## Records provided

## Start

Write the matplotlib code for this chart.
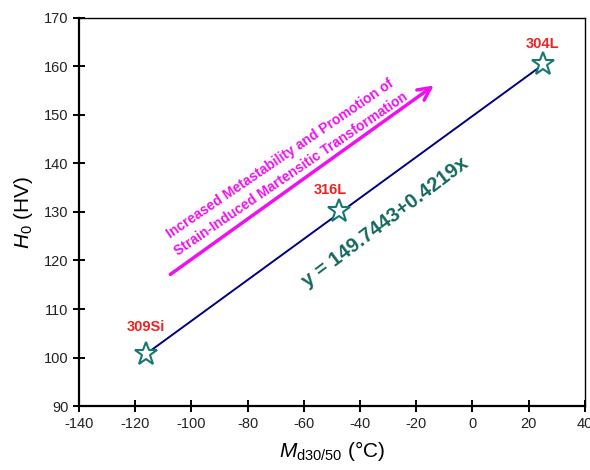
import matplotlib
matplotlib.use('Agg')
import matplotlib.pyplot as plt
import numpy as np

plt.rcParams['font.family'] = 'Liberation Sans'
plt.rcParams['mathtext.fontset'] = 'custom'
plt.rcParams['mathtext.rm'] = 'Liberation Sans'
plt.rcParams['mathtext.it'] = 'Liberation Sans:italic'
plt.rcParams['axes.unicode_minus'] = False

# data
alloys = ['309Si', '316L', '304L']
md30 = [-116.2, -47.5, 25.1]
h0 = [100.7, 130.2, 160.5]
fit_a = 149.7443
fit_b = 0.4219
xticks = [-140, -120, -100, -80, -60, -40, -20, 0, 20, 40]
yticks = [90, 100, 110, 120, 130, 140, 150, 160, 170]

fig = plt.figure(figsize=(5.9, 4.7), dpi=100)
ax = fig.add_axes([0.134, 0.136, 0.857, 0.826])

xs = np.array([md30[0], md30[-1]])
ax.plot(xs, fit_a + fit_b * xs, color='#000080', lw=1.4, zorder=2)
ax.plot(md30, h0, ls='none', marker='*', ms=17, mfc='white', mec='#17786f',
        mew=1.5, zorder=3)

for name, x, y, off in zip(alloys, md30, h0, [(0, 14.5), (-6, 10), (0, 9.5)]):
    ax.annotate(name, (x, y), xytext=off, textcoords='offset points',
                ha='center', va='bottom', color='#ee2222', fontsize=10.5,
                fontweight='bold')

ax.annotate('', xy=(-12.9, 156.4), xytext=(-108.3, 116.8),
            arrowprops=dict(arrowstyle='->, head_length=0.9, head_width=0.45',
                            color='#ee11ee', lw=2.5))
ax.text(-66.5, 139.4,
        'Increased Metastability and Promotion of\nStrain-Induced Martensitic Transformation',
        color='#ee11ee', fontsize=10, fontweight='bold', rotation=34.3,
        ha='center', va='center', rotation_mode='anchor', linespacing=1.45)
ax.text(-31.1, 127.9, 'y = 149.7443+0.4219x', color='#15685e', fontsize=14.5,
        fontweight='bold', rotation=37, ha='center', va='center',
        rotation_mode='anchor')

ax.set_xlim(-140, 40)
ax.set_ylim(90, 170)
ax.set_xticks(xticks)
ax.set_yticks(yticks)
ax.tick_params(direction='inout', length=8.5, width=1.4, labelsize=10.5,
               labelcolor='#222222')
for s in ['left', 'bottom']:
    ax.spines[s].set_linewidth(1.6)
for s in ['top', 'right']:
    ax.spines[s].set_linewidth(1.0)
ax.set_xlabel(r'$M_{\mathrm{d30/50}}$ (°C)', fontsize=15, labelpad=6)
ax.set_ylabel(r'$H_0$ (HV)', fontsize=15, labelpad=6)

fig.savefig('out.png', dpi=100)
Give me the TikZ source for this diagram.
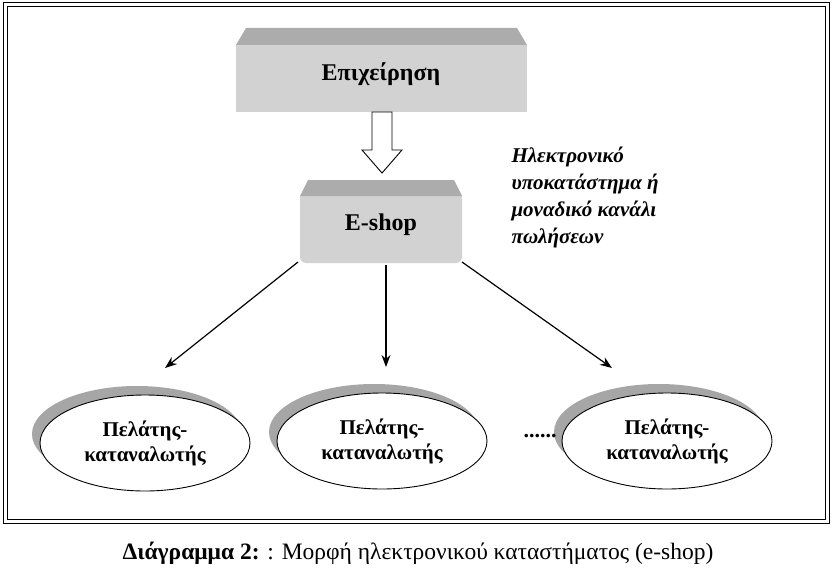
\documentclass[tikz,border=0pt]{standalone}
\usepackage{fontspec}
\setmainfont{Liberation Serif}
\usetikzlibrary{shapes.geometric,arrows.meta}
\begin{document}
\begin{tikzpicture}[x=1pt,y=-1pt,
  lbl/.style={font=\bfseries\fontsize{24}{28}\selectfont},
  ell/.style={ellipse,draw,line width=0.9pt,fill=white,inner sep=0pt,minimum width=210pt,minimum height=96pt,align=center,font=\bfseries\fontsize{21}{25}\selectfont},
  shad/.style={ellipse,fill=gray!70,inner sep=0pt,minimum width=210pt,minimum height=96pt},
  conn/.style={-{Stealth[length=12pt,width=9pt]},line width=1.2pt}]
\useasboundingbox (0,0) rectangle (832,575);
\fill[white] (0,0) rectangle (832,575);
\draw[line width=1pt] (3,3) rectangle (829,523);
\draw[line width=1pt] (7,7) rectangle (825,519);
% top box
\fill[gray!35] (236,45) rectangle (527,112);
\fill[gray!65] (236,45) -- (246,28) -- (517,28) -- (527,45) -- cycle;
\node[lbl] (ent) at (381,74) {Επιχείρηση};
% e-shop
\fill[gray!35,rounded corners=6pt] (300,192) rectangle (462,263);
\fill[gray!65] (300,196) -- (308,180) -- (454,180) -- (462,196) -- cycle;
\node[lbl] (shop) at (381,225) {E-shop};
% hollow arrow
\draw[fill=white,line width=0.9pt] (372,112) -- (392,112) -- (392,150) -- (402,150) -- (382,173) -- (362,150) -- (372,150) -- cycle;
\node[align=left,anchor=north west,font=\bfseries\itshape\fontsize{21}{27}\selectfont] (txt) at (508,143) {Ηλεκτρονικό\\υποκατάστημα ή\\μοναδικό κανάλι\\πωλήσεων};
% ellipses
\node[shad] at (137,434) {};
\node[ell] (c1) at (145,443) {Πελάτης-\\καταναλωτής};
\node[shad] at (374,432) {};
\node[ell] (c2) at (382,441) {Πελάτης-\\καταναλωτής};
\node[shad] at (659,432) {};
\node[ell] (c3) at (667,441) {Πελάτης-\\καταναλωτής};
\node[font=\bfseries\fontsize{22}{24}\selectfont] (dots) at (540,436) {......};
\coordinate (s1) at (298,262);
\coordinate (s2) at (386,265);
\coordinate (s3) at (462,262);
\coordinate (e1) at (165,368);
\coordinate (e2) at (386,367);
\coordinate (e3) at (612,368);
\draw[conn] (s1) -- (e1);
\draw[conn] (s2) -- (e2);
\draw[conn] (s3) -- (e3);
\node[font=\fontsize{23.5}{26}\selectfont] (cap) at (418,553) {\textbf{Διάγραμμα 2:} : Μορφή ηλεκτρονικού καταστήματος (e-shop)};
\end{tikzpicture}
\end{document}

## End

## Directive
Transcribe every entry word for word, but omit the pictures.

## Solution to this exercise
Write the matplotlib code for this chart.
import matplotlib
matplotlib.use('Agg')
import matplotlib.pyplot as plt
import numpy as np

plt.rcParams['font.family'] = 'Liberation Sans'
plt.rcParams['mathtext.fontset'] = 'custom'
plt.rcParams['mathtext.rm'] = 'Liberation Sans'
plt.rcParams['mathtext.it'] = 'Liberation Sans:italic'
plt.rcParams['axes.unicode_minus'] = False

# data
alloys = ['309Si', '316L', '304L']
md30 = [-116.2, -47.5, 25.1]
h0 = [100.7, 130.2, 160.5]
fit_a = 149.7443
fit_b = 0.4219
xticks = [-140, -120, -100, -80, -60, -40, -20, 0, 20, 40]
yticks = [90, 100, 110, 120, 130, 140, 150, 160, 170]

fig = plt.figure(figsize=(5.9, 4.7), dpi=100)
ax = fig.add_axes([0.134, 0.136, 0.857, 0.826])

xs = np.array([md30[0], md30[-1]])
ax.plot(xs, fit_a + fit_b * xs, color='#000080', lw=1.4, zorder=2)
ax.plot(md30, h0, ls='none', marker='*', ms=17, mfc='white', mec='#17786f',
        mew=1.5, zorder=3)

for name, x, y, off in zip(alloys, md30, h0, [(0, 14.5), (-6, 10), (0, 9.5)]):
    ax.annotate(name, (x, y), xytext=off, textcoords='offset points',
                ha='center', va='bottom', color='#ee2222', fontsize=10.5,
                fontweight='bold')

ax.annotate('', xy=(-12.9, 156.4), xytext=(-108.3, 116.8),
            arrowprops=dict(arrowstyle='->, head_length=0.9, head_width=0.45',
                            color='#ee11ee', lw=2.5))
ax.text(-66.5, 139.4,
        'Increased Metastability and Promotion of\nStrain-Induced Martensitic Transformation',
        color='#ee11ee', fontsize=10, fontweight='bold', rotation=34.3,
        ha='center', va='center', rotation_mode='anchor', linespacing=1.45)
ax.text(-31.1, 127.9, 'y = 149.7443+0.4219x', color='#15685e', fontsize=14.5,
        fontweight='bold', rotation=37, ha='center', va='center',
        rotation_mode='anchor')

ax.set_xlim(-140, 40)
ax.set_ylim(90, 170)
ax.set_xticks(xticks)
ax.set_yticks(yticks)
ax.tick_params(direction='inout', length=8.5, width=1.4, labelsize=10.5,
               labelcolor='#222222')
for s in ['left', 'bottom']:
    ax.spines[s].set_linewidth(1.6)
for s in ['top', 'right']:
    ax.spines[s].set_linewidth(1.0)
ax.set_xlabel(r'$M_{\mathrm{d30/50}}$ (°C)', fontsize=15, labelpad=6)
ax.set_ylabel(r'$H_0$ (HV)', fontsize=15, labelpad=6)

fig.savefig('out.png', dpi=100)
Give me the TikZ source for this diagram.
\documentclass[tikz,border=0pt]{standalone}
\usepackage{fontspec}
\setmainfont{Liberation Serif}
\usetikzlibrary{shapes.geometric,arrows.meta}
\begin{document}
\begin{tikzpicture}[x=1pt,y=-1pt,
  lbl/.style={font=\bfseries\fontsize{24}{28}\selectfont},
  ell/.style={ellipse,draw,line width=0.9pt,fill=white,inner sep=0pt,minimum width=210pt,minimum height=96pt,align=center,font=\bfseries\fontsize{21}{25}\selectfont},
  shad/.style={ellipse,fill=gray!70,inner sep=0pt,minimum width=210pt,minimum height=96pt},
  conn/.style={-{Stealth[length=12pt,width=9pt]},line width=1.2pt}]
\useasboundingbox (0,0) rectangle (832,575);
\fill[white] (0,0) rectangle (832,575);
\draw[line width=1pt] (3,3) rectangle (829,523);
\draw[line width=1pt] (7,7) rectangle (825,519);
% top box
\fill[gray!35] (236,45) rectangle (527,112);
\fill[gray!65] (236,45) -- (246,28) -- (517,28) -- (527,45) -- cycle;
\node[lbl] (ent) at (381,74) {Επιχείρηση};
% e-shop
\fill[gray!35,rounded corners=6pt] (300,192) rectangle (462,263);
\fill[gray!65] (300,196) -- (308,180) -- (454,180) -- (462,196) -- cycle;
\node[lbl] (shop) at (381,225) {E-shop};
% hollow arrow
\draw[fill=white,line width=0.9pt] (372,112) -- (392,112) -- (392,150) -- (402,150) -- (382,173) -- (362,150) -- (372,150) -- cycle;
\node[align=left,anchor=north west,font=\bfseries\itshape\fontsize{21}{27}\selectfont] (txt) at (508,143) {Ηλεκτρονικό\\υποκατάστημα ή\\μοναδικό κανάλι\\πωλήσεων};
% ellipses
\node[shad] at (137,434) {};
\node[ell] (c1) at (145,443) {Πελάτης-\\καταναλωτής};
\node[shad] at (374,432) {};
\node[ell] (c2) at (382,441) {Πελάτης-\\καταναλωτής};
\node[shad] at (659,432) {};
\node[ell] (c3) at (667,441) {Πελάτης-\\καταναλωτής};
\node[font=\bfseries\fontsize{22}{24}\selectfont] (dots) at (540,436) {......};
\coordinate (s1) at (298,262);
\coordinate (s2) at (386,265);
\coordinate (s3) at (462,262);
\coordinate (e1) at (165,368);
\coordinate (e2) at (386,367);
\coordinate (e3) at (612,368);
\draw[conn] (s1) -- (e1);
\draw[conn] (s2) -- (e2);
\draw[conn] (s3) -- (e3);
\node[font=\fontsize{23.5}{26}\selectfont] (cap) at (418,553) {\textbf{Διάγραμμα 2:} : Μορφή ηλεκτρονικού καταστήματος (e-shop)};
\end{tikzpicture}
\end{document}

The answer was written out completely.